Dr. George Fischbeck, RIP. What a classic character (and what a classic character’s name….) Dug up this clip from 1987. Hard to believe how simple it is, more 1950’s than now. The pace is so relaxed, the technology so sparse and free of busy clutter. He’s not competing with anyone. He’s not stacked out to yar. There’s no futuristic Mega Ultra Ultimate Gnarly Weathertrackingthing Plus spinning and glowing and promising rain. And dig that list…it’s paper. It’s wrinkled. Remember paper? Remember wrinkles?

Bakersfield was 97 degrees that day. Boise was 92. He got as far as Pine Bluff, Arkansas, 96. Record breaking heat. Then he turns to some little black and white photographs right out of 12 O’clock High and explains why. The pointer waves and twirls like a conductor’s baton in a John Philip Sousa march. Stars and Stripes Forever. I remember thinking that way back then.

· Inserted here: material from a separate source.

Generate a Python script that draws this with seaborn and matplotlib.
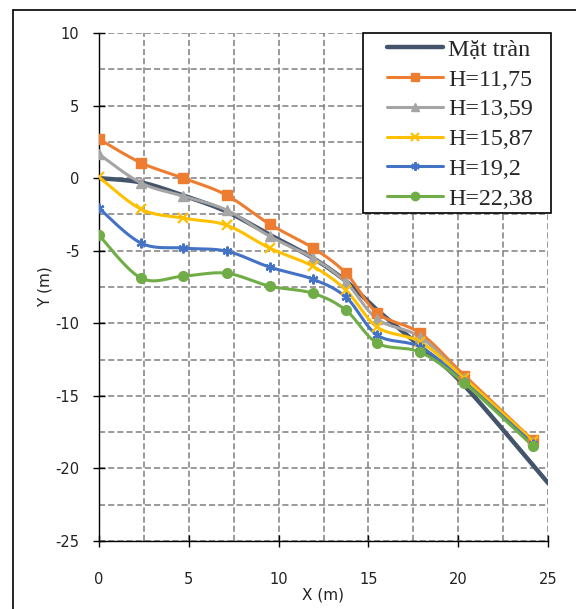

Dr. George was to L.A. weather what Seymour was to monster movies and Cal Worthington was to dogs named Spot. I stopped tuning into local forecasts when Dr. George moved on. Not even the Pinay with a 100% chance of pulchritude kept me watching.

Well, a couple times she did. But only because it was raining. And not men.

Dr. George

Dr. George and his pointer. (Photo courtesy of the Los Angeles Times.)